I spent a large part of this week still fixing up the Assessment items for the Unit on the Holy Spirit I taught to those four ladies from Milingimbi. On Monday I start teaching the same unit to another group: 4 from Ringer's Soak (in the Kimberleys, I think); 2 from Minyerri; 4 from Numbulwar. I am supposed to have 10. Lorraine will teach a unit on Jesus to 6 others. I Googled the location of these places and found this helpful information:
Ringer Soak is an Aboriginal Community built on land excised from Gordon Downs Station. Ringer Soak is close to the Northern Territory border and on the northern edge of the Great Sandy Desert. The nearest town is Halls Creek, 170 km to the North-West.Numbulwar. From Angurugu, 84.78kms SW From Ngukurr, 119.42kms NE From Gapuwiyak, 197.56kms S From Borroloola, 208.17kms N.Minyerri is located approximately 270 km south-east of Katherine by road. From Ngukurr, 88.54kms SW (141kms, 3hrs 20mins driving I have put my nose into the study and am starting to get interested in it. However, the initial read of one theologian's writings stopped me in my tracks. I will give you one sentence:
"A dialectic of contraries, as opposed to a dialectic of contradictories, is a particular realization of the single but complex notion of dialectic in which the constitutive principles are to work harmoniously in the unfolding of the changes that emerge from their interaction." After three readings, something starts to make sense. There should be prizes for those who can send me a succinct summary of the sentence! Imagine pages of similar lucidity! I must admit that, after a while, some of the terms start to penetrate the brain cells and make sense, but it is heavy going. Not all the readings are as dense at that!
It is an online subject and I have had to come to grips with "Blackboard". This has required several phone conversations with my lecturer in Sydney (ACU) who has been extremely helpful, and now I can handle it quite easily.

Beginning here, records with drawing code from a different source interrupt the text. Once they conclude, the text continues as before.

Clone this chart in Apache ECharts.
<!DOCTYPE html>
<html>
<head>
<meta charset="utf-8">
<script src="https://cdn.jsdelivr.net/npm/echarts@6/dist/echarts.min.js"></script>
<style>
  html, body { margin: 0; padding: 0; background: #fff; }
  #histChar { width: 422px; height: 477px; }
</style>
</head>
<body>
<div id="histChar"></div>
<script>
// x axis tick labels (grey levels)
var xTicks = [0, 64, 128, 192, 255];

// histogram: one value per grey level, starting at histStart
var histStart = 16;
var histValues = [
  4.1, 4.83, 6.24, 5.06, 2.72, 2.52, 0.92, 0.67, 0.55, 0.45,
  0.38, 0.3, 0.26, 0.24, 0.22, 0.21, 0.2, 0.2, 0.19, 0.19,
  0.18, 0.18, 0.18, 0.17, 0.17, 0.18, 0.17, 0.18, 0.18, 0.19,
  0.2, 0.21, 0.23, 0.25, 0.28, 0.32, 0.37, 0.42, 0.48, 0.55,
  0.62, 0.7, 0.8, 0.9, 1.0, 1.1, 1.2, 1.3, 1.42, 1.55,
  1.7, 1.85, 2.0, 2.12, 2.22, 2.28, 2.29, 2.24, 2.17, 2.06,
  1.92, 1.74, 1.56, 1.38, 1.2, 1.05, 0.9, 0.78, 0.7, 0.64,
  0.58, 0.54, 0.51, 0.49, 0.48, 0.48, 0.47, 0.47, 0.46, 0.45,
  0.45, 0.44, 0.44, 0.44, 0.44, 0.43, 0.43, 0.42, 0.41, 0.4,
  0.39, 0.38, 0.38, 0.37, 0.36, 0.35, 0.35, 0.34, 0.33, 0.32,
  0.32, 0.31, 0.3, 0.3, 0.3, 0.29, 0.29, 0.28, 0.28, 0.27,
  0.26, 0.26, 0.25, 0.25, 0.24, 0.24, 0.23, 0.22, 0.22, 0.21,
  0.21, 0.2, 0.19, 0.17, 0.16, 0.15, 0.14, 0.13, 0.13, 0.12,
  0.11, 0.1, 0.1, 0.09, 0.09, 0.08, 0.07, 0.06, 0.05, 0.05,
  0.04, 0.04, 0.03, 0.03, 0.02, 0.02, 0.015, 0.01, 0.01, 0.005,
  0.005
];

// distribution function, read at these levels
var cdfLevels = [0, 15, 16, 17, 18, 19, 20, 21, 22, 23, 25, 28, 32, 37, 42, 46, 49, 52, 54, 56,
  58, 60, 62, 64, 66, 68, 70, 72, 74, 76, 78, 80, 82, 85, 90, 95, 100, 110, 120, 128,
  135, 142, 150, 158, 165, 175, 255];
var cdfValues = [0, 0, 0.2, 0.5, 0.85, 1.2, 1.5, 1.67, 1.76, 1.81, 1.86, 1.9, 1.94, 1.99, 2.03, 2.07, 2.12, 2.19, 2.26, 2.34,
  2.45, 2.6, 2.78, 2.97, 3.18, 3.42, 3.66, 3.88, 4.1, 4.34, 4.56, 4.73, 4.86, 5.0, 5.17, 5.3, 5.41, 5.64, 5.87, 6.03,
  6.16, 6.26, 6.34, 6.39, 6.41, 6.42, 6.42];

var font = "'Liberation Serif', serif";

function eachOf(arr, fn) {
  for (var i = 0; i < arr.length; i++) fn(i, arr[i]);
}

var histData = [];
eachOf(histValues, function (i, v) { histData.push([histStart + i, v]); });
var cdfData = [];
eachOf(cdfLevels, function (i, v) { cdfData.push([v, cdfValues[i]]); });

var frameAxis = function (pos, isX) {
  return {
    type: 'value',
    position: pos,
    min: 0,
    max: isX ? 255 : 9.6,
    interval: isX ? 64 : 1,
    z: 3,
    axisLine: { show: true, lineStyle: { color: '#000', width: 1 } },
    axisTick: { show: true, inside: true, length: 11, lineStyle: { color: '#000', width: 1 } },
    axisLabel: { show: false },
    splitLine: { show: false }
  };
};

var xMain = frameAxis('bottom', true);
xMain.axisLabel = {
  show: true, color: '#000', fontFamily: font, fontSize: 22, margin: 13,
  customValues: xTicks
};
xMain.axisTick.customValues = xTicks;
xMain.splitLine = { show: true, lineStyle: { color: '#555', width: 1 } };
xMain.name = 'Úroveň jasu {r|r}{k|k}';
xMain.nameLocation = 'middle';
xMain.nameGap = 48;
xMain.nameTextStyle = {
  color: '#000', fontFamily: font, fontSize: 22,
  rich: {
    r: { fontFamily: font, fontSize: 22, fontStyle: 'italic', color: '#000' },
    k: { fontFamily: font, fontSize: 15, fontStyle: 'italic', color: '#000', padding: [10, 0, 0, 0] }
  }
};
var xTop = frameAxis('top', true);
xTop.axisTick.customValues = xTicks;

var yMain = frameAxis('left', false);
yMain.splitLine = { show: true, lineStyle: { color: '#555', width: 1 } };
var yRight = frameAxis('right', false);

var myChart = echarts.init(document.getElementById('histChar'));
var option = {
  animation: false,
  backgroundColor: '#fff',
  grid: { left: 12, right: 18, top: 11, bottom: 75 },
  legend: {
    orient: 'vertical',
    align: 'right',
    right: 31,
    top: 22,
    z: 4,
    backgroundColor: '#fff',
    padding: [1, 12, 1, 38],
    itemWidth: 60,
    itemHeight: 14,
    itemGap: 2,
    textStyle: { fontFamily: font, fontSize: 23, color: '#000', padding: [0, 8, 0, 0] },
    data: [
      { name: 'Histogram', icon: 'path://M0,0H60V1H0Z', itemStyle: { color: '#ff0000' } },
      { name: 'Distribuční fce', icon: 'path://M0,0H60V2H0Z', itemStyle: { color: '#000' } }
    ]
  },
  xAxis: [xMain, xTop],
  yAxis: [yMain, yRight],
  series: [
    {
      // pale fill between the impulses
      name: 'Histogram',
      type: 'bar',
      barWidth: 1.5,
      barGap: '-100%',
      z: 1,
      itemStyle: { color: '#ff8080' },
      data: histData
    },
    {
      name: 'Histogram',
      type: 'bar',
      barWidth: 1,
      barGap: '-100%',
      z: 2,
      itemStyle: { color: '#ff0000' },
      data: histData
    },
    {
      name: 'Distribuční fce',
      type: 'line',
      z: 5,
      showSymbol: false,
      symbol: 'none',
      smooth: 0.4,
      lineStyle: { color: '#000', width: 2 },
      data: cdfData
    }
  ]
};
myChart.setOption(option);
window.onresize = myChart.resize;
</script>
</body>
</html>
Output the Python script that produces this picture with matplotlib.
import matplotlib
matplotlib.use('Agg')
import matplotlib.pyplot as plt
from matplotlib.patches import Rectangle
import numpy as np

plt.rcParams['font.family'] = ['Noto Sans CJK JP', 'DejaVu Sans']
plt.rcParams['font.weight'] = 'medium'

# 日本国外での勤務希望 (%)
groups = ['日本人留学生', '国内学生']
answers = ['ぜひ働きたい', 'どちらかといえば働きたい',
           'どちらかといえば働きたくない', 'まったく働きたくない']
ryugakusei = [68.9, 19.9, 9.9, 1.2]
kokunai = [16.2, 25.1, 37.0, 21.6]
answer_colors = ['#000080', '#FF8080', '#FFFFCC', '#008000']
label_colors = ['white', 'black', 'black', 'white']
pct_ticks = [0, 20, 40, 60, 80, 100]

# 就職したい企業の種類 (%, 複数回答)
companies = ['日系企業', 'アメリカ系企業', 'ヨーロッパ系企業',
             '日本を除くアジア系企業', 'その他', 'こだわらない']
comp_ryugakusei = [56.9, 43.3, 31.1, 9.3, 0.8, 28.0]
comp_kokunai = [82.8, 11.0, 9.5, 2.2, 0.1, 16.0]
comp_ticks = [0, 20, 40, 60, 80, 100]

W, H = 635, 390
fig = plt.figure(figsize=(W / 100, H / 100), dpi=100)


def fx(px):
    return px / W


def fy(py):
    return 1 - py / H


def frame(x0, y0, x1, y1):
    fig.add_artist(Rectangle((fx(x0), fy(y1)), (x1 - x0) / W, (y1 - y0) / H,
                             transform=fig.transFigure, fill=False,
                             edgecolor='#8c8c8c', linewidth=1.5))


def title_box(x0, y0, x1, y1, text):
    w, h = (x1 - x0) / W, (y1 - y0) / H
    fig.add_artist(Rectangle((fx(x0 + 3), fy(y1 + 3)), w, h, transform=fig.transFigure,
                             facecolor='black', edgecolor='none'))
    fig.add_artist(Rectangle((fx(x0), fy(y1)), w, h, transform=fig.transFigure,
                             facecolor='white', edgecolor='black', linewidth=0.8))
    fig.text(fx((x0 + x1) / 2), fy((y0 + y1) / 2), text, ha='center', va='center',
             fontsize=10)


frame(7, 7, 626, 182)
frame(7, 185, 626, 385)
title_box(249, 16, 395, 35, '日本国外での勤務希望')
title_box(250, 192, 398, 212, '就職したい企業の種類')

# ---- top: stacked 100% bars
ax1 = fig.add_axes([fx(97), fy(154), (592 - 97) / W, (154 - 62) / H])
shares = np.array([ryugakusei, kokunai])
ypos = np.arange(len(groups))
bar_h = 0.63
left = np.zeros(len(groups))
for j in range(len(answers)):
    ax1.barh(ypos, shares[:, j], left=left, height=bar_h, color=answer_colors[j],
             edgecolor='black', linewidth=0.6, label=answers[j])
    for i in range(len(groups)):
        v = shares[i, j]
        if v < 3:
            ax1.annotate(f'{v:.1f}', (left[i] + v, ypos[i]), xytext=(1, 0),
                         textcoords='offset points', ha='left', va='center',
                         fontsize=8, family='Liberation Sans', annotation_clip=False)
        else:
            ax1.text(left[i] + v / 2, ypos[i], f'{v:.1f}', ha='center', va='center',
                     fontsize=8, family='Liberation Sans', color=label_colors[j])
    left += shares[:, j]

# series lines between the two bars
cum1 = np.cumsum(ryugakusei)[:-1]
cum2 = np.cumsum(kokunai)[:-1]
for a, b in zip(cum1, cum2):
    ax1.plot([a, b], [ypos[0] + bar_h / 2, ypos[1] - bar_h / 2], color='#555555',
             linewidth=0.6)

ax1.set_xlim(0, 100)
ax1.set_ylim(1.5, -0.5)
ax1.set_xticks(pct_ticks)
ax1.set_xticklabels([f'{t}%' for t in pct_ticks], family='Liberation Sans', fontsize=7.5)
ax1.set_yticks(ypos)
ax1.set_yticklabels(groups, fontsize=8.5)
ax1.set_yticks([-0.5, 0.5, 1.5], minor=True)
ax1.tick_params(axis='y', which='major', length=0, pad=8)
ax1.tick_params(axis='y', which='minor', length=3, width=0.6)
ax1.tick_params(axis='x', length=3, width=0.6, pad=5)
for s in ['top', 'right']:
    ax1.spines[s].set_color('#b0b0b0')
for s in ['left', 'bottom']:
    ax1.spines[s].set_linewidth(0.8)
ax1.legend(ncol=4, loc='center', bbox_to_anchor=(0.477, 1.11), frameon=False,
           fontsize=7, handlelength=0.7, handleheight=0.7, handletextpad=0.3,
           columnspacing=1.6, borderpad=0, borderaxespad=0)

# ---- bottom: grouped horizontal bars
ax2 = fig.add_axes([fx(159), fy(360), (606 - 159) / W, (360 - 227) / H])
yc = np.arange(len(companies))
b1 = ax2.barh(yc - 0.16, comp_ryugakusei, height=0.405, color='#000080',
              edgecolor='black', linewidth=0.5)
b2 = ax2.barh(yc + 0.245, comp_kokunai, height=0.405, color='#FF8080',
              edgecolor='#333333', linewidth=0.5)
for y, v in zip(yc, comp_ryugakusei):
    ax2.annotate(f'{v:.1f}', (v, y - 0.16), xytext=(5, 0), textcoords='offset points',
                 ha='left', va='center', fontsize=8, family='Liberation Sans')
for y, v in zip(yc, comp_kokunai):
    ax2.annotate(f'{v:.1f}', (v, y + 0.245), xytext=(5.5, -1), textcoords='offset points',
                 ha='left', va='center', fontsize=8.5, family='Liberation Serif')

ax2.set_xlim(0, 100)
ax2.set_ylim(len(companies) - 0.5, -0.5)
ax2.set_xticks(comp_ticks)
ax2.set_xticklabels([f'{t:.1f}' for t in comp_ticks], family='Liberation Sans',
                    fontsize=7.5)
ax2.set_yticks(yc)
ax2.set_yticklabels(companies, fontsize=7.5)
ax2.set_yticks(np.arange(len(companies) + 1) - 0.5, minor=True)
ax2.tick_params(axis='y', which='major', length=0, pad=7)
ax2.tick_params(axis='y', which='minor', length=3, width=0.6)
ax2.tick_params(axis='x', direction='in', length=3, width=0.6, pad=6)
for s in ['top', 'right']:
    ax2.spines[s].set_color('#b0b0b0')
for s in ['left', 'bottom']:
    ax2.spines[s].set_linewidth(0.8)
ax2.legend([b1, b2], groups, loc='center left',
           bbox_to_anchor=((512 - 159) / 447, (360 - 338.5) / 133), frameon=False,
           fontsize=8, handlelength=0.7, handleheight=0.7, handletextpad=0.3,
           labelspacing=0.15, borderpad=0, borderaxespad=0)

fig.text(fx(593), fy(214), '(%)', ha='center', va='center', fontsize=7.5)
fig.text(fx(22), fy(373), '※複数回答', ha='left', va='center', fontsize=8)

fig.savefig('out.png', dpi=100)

I even managed to get my first Discussion entry up on the site last night (although it briefly went missing this evening and I put in another copy only to end up with two identical entries!)
I'll finish for the minute and see if there aren't a couple of photos I can put in tomorrow. The soldiers from Afghanistan (or is it Iraq?) are having a Welcome Home Parade down the street from here tomorrow and I might go and give them a cheer. Keep watching.
Much love to all for this week. Rita
PS. I didn't get down the street to see the parade. I went for a walk and arrived back about 8.20 am (yet to have brekky) and found the parade was 9 am, so I didn't make it.